The probability density above is defined in the “standardized” form. To shift and/or scale the distribution use the loc and scale parameters. Specifically, nct.pdf(x, df, nc, loc, scale) is identically equivalent to nct.pdf(y, df, nc) / scale with y = (x - loc) / scale .

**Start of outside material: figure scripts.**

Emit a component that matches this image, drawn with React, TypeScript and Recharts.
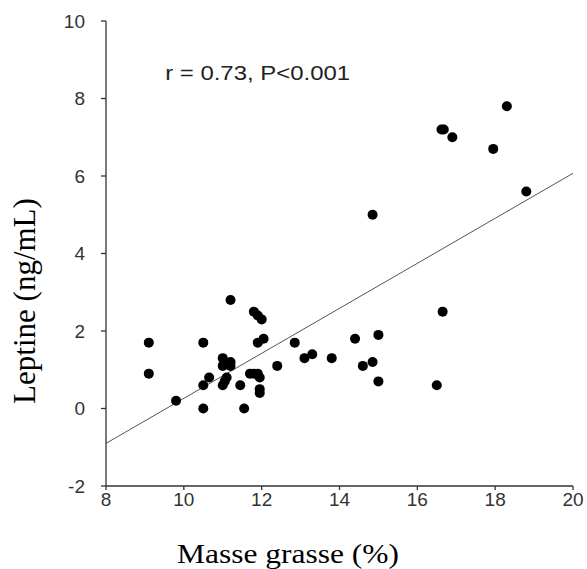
import React from 'react';
import {
  ScatterChart,
  Scatter,
  XAxis,
  YAxis,
  ReferenceLine,
  ReferenceDot,
  Label
} from 'recharts';

// body fat (%) and leptin (ng/mL), one entry per subject
const masseGrasse = [
  9.1, 9.1, 9.8, 10.5, 10.5, 10.5, 10.65, 11.0, 11.0, 11.0, 11.05, 11.1,
  11.2, 11.2, 11.2, 11.45, 11.55, 11.7, 11.8, 11.9, 11.95, 11.8, 11.9, 12.0,
  11.9, 12.05, 11.95, 11.95, 12.4, 12.85, 13.1, 13.3, 13.8, 14.4, 14.6, 14.85,
  15.0, 15.0, 16.5, 16.65, 14.85, 16.62, 16.68, 16.9, 17.95, 18.3, 18.8
];
const leptine = [
  1.7, 0.9, 0.2, 1.7, 0.6, 0.0, 0.8, 1.3, 1.1, 0.6, 0.7, 0.8,
  1.2, 1.1, 2.8, 0.6, 0.0, 0.9, 0.9, 0.9, 0.8, 2.5, 2.4, 2.3,
  1.7, 1.8, 0.5, 0.4, 1.1, 1.7, 1.3, 1.4, 1.3, 1.8, 1.1, 1.2,
  1.9, 0.7, 0.6, 2.5, 5.0, 7.2, 7.2, 7.0, 6.7, 7.8, 5.6
];

// regression line ends
const fitX = [8, 20];
const fitY = [-0.9, 6.07];

const xTicks = [8, 10, 12, 14, 16, 18, 20];
const yTicks = [-2, 0, 2, 4, 6, 8, 10];

const annotation = 'r = 0.73, P<0.001';
const annotationAt = { x: 9.52, y: 8.47 };

const points = masseGrasse.map((x, i) => ({ x, y: leptine[i] }));

const sans = '"Liberation Sans", Arial, Helvetica, sans-serif';
const serif = '"Liberation Serif", "Times New Roman", serif';

const XTitle = (props: any) => {
  const vb = props.viewBox || { x: 106, y: 486 };
  return (
    <text
      x={vb.x + 71}
      y={vb.y + 77}
      fontFamily={serif}
      fontSize={28}
      fill="#000"
      textLength={222}
      lengthAdjust="spacingAndGlyphs"
    >
      Masse grasse (%)
    </text>
  );
};

const YTitle = (props: any) => {
  const vb = props.viewBox || { x: 0, y: 21 };
  const cx = vb.x + 35;
  const cy = 301;
  return (
    <text
      x={cx}
      y={cy}
      transform={`rotate(-90, ${cx}, ${cy})`}
      textAnchor="middle"
      fontFamily={serif}
      fontSize={31}
      fill="#000"
    >
      Leptine (ng/mL)
    </text>
  );
};

const Annot = (props: any) => {
  const vb = props.viewBox || { x: 165, y: 80 };
  return (
    <text
      x={vb.x}
      y={vb.y}
      fontFamily={sans}
      fontSize={21}
      fill="#222"
      textLength={185}
      lengthAdjust="spacingAndGlyphs"
    >
      {annotation}
    </text>
  );
};

const Dot = (p: any) => <circle cx={p.cx} cy={p.cy} r={5} fill="#000" />;

export default function App() {
  return (
    <div style={{ position: 'absolute', left: 0, top: 0, background: '#fff' }}>
      <ScatterChart
        width={587}
        height={569}
        margin={{ top: 21, right: 14, bottom: 0, left: 0 }}
      >
        <XAxis
          type="number"
          dataKey="x"
          domain={[8, 20]}
          ticks={xTicks}
          interval={0}
          height={83}
          tickSize={4}
          tickMargin={3}
          stroke="#333"
          strokeWidth={1.3}
          tick={{ fontSize: 19, fontFamily: sans, fill: '#333' }}
          allowDataOverflow
        >
          <Label content={<XTitle />} />
        </XAxis>
        <YAxis
          type="number"
          dataKey="y"
          domain={[-2, 10]}
          ticks={yTicks}
          interval={0}
          width={106}
          tickSize={5}
          tickMargin={16}
          stroke="#333"
          strokeWidth={1.3}
          tick={{ fontSize: 19, fontFamily: sans, fill: '#333' }}
          allowDataOverflow
        >
          <Label content={<YTitle />} />
        </YAxis>
        <ReferenceLine
          segment={[
            { x: fitX[0], y: fitY[0] },
            { x: fitX[1], y: fitY[1] }
          ]}
          stroke="#555"
          strokeWidth={1}
          ifOverflow="visible"
        />
        <Scatter data={points} shape={Dot} isAnimationActive={false} />
        <ReferenceDot
          x={annotationAt.x}
          y={annotationAt.y}
          r={0}
          fill="none"
          stroke="none"
          ifOverflow="visible"
        >
          <Label content={<Annot />} />
        </ReferenceDot>
      </ScatterChart>
    </div>
  );
}
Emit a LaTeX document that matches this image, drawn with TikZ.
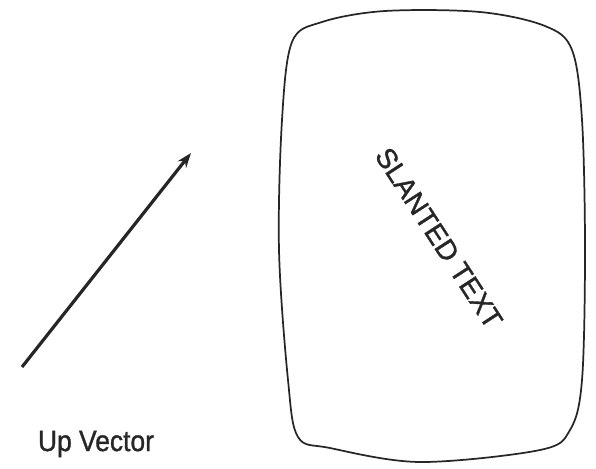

So, I thought of only using the priors as normal and chi2 random variables code part in their distributions and use the degree of freedom variable as mentioned before in the code into the equation mentioned in SciPy, will it be enough to get the distribution?
Edit 3:
I managed to run the code in the link about fitting empirical distribution and found out the second best was the student t distribution, so, I will be using this. Thank you for your help. I just have a side question, I ran my model with student t distribution but I got these warnings:
There were 52 divergences after tuning. Increase target_accept or reparameterize. The acceptance probability does not match the target. It is 0.7037574708196309, but should be close to 0.8. Try to increase the number of tuning steps. The number of effective samples is smaller than 10% for some parameters.
I am just confused about these warnings, Do you have any idea what it means? I know that this won't affect my code, but, I can reduce the divergences? and regarding the effective samples, Do I need to increase the number of samples in the trace code?